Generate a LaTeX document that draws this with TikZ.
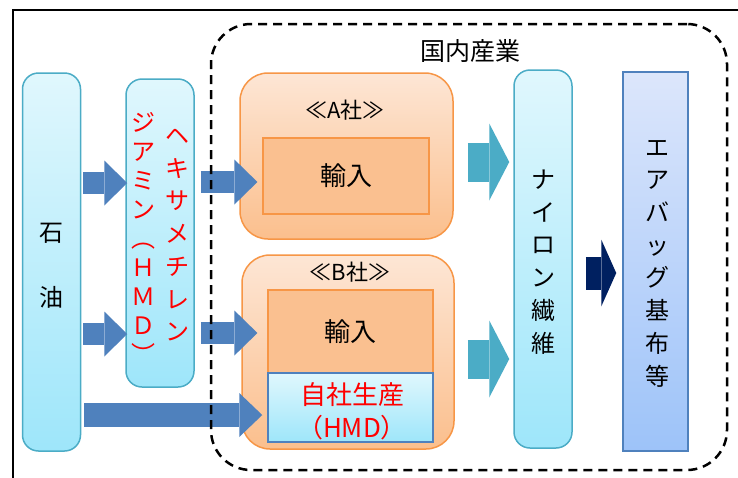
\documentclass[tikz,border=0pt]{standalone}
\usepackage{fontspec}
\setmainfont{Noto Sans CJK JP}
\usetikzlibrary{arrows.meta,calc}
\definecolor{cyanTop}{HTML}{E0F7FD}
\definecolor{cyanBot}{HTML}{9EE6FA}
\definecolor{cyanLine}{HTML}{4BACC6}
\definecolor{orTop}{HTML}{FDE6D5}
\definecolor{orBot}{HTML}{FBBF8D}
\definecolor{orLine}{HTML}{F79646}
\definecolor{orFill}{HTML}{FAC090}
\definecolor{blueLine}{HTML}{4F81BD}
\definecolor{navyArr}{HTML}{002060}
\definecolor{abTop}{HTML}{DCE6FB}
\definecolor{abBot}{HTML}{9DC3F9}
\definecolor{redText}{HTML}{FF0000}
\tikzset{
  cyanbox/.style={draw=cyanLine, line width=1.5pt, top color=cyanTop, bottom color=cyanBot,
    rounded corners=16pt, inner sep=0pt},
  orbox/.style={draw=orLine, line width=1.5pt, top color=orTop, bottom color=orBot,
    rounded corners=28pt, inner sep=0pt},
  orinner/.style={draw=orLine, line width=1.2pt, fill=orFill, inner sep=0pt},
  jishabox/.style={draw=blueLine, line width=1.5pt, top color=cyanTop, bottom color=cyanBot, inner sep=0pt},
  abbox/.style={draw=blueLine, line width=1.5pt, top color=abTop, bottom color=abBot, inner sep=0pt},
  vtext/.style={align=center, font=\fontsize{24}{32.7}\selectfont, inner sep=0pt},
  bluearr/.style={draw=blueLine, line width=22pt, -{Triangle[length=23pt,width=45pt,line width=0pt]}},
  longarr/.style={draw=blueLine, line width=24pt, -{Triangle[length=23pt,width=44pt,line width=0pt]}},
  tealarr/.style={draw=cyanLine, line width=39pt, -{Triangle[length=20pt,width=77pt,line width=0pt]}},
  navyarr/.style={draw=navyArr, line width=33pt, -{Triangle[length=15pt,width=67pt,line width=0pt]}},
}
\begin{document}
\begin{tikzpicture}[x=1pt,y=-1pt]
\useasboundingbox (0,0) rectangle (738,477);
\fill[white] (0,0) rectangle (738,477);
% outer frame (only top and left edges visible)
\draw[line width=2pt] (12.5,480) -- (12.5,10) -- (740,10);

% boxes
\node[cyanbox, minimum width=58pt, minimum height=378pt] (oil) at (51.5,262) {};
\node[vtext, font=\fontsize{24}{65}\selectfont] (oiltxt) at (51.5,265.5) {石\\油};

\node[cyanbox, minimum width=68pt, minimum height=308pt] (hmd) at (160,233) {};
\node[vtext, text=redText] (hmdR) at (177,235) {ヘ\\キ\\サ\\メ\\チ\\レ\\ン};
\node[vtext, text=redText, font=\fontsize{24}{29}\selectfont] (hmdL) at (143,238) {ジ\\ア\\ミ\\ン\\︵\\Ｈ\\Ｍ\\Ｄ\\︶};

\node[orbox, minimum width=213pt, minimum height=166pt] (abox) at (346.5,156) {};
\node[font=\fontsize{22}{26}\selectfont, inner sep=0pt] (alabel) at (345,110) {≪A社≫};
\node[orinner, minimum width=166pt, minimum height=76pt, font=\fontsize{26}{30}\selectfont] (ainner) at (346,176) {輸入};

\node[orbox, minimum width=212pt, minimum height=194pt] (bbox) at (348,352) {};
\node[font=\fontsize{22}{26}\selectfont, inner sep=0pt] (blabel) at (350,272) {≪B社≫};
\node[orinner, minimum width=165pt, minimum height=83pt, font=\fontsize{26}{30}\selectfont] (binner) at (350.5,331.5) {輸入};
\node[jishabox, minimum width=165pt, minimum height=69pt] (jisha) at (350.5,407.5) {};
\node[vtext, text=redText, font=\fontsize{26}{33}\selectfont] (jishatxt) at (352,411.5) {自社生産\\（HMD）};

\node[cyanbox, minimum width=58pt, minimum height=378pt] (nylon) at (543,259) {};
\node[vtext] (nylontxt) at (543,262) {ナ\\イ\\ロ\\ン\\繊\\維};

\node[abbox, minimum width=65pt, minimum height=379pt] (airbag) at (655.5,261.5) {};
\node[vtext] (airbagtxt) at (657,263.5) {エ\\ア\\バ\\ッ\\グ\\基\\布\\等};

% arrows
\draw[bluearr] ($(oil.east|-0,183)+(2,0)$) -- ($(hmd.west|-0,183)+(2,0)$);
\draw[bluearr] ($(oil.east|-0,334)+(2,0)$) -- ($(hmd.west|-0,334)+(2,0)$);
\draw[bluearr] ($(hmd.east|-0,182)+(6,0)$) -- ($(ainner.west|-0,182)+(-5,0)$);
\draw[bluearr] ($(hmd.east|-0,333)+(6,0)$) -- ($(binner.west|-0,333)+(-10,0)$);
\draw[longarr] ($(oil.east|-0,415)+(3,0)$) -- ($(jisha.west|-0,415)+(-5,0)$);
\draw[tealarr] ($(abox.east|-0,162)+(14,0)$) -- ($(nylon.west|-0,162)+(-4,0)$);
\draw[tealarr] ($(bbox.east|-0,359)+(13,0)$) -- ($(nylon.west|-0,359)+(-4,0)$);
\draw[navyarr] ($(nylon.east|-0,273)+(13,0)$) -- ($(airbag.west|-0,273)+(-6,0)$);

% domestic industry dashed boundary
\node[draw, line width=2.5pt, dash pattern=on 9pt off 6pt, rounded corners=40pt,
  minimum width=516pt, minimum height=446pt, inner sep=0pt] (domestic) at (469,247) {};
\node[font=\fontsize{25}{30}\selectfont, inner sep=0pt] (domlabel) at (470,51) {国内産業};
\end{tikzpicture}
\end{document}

Directive —
Output each line exactly; omit every picture.

Result of the task —
Generate a LaTeX document that draws this with TikZ.
\documentclass[tikz,border=0pt]{standalone}
\usepackage{fontspec}
\setmainfont{Noto Sans CJK JP}
\usetikzlibrary{arrows.meta,calc}
\definecolor{cyanTop}{HTML}{E0F7FD}
\definecolor{cyanBot}{HTML}{9EE6FA}
\definecolor{cyanLine}{HTML}{4BACC6}
\definecolor{orTop}{HTML}{FDE6D5}
\definecolor{orBot}{HTML}{FBBF8D}
\definecolor{orLine}{HTML}{F79646}
\definecolor{orFill}{HTML}{FAC090}
\definecolor{blueLine}{HTML}{4F81BD}
\definecolor{navyArr}{HTML}{002060}
\definecolor{abTop}{HTML}{DCE6FB}
\definecolor{abBot}{HTML}{9DC3F9}
\definecolor{redText}{HTML}{FF0000}
\tikzset{
  cyanbox/.style={draw=cyanLine, line width=1.5pt, top color=cyanTop, bottom color=cyanBot,
    rounded corners=16pt, inner sep=0pt},
  orbox/.style={draw=orLine, line width=1.5pt, top color=orTop, bottom color=orBot,
    rounded corners=28pt, inner sep=0pt},
  orinner/.style={draw=orLine, line width=1.2pt, fill=orFill, inner sep=0pt},
  jishabox/.style={draw=blueLine, line width=1.5pt, top color=cyanTop, bottom color=cyanBot, inner sep=0pt},
  abbox/.style={draw=blueLine, line width=1.5pt, top color=abTop, bottom color=abBot, inner sep=0pt},
  vtext/.style={align=center, font=\fontsize{24}{32.7}\selectfont, inner sep=0pt},
  bluearr/.style={draw=blueLine, line width=22pt, -{Triangle[length=23pt,width=45pt,line width=0pt]}},
  longarr/.style={draw=blueLine, line width=24pt, -{Triangle[length=23pt,width=44pt,line width=0pt]}},
  tealarr/.style={draw=cyanLine, line width=39pt, -{Triangle[length=20pt,width=77pt,line width=0pt]}},
  navyarr/.style={draw=navyArr, line width=33pt, -{Triangle[length=15pt,width=67pt,line width=0pt]}},
}
\begin{document}
\begin{tikzpicture}[x=1pt,y=-1pt]
\useasboundingbox (0,0) rectangle (738,477);
\fill[white] (0,0) rectangle (738,477);
% outer frame (only top and left edges visible)
\draw[line width=2pt] (12.5,480) -- (12.5,10) -- (740,10);

% boxes
\node[cyanbox, minimum width=58pt, minimum height=378pt] (oil) at (51.5,262) {};
\node[vtext, font=\fontsize{24}{65}\selectfont] (oiltxt) at (51.5,265.5) {石\\油};

\node[cyanbox, minimum width=68pt, minimum height=308pt] (hmd) at (160,233) {};
\node[vtext, text=redText] (hmdR) at (177,235) {ヘ\\キ\\サ\\メ\\チ\\レ\\ン};
\node[vtext, text=redText, font=\fontsize{24}{29}\selectfont] (hmdL) at (143,238) {ジ\\ア\\ミ\\ン\\︵\\Ｈ\\Ｍ\\Ｄ\\︶};

\node[orbox, minimum width=213pt, minimum height=166pt] (abox) at (346.5,156) {};
\node[font=\fontsize{22}{26}\selectfont, inner sep=0pt] (alabel) at (345,110) {≪A社≫};
\node[orinner, minimum width=166pt, minimum height=76pt, font=\fontsize{26}{30}\selectfont] (ainner) at (346,176) {輸入};

\node[orbox, minimum width=212pt, minimum height=194pt] (bbox) at (348,352) {};
\node[font=\fontsize{22}{26}\selectfont, inner sep=0pt] (blabel) at (350,272) {≪B社≫};
\node[orinner, minimum width=165pt, minimum height=83pt, font=\fontsize{26}{30}\selectfont] (binner) at (350.5,331.5) {輸入};
\node[jishabox, minimum width=165pt, minimum height=69pt] (jisha) at (350.5,407.5) {};
\node[vtext, text=redText, font=\fontsize{26}{33}\selectfont] (jishatxt) at (352,411.5) {自社生産\\（HMD）};

\node[cyanbox, minimum width=58pt, minimum height=378pt] (nylon) at (543,259) {};
\node[vtext] (nylontxt) at (543,262) {ナ\\イ\\ロ\\ン\\繊\\維};

\node[abbox, minimum width=65pt, minimum height=379pt] (airbag) at (655.5,261.5) {};
\node[vtext] (airbagtxt) at (657,263.5) {エ\\ア\\バ\\ッ\\グ\\基\\布\\等};

% arrows
\draw[bluearr] ($(oil.east|-0,183)+(2,0)$) -- ($(hmd.west|-0,183)+(2,0)$);
\draw[bluearr] ($(oil.east|-0,334)+(2,0)$) -- ($(hmd.west|-0,334)+(2,0)$);
\draw[bluearr] ($(hmd.east|-0,182)+(6,0)$) -- ($(ainner.west|-0,182)+(-5,0)$);
\draw[bluearr] ($(hmd.east|-0,333)+(6,0)$) -- ($(binner.west|-0,333)+(-10,0)$);
\draw[longarr] ($(oil.east|-0,415)+(3,0)$) -- ($(jisha.west|-0,415)+(-5,0)$);
\draw[tealarr] ($(abox.east|-0,162)+(14,0)$) -- ($(nylon.west|-0,162)+(-4,0)$);
\draw[tealarr] ($(bbox.east|-0,359)+(13,0)$) -- ($(nylon.west|-0,359)+(-4,0)$);
\draw[navyarr] ($(nylon.east|-0,273)+(13,0)$) -- ($(airbag.west|-0,273)+(-6,0)$);

% domestic industry dashed boundary
\node[draw, line width=2.5pt, dash pattern=on 9pt off 6pt, rounded corners=40pt,
  minimum width=516pt, minimum height=446pt, inner sep=0pt] (domestic) at (469,247) {};
\node[font=\fontsize{25}{30}\selectfont, inner sep=0pt] (domlabel) at (470,51) {国内産業};
\end{tikzpicture}
\end{document}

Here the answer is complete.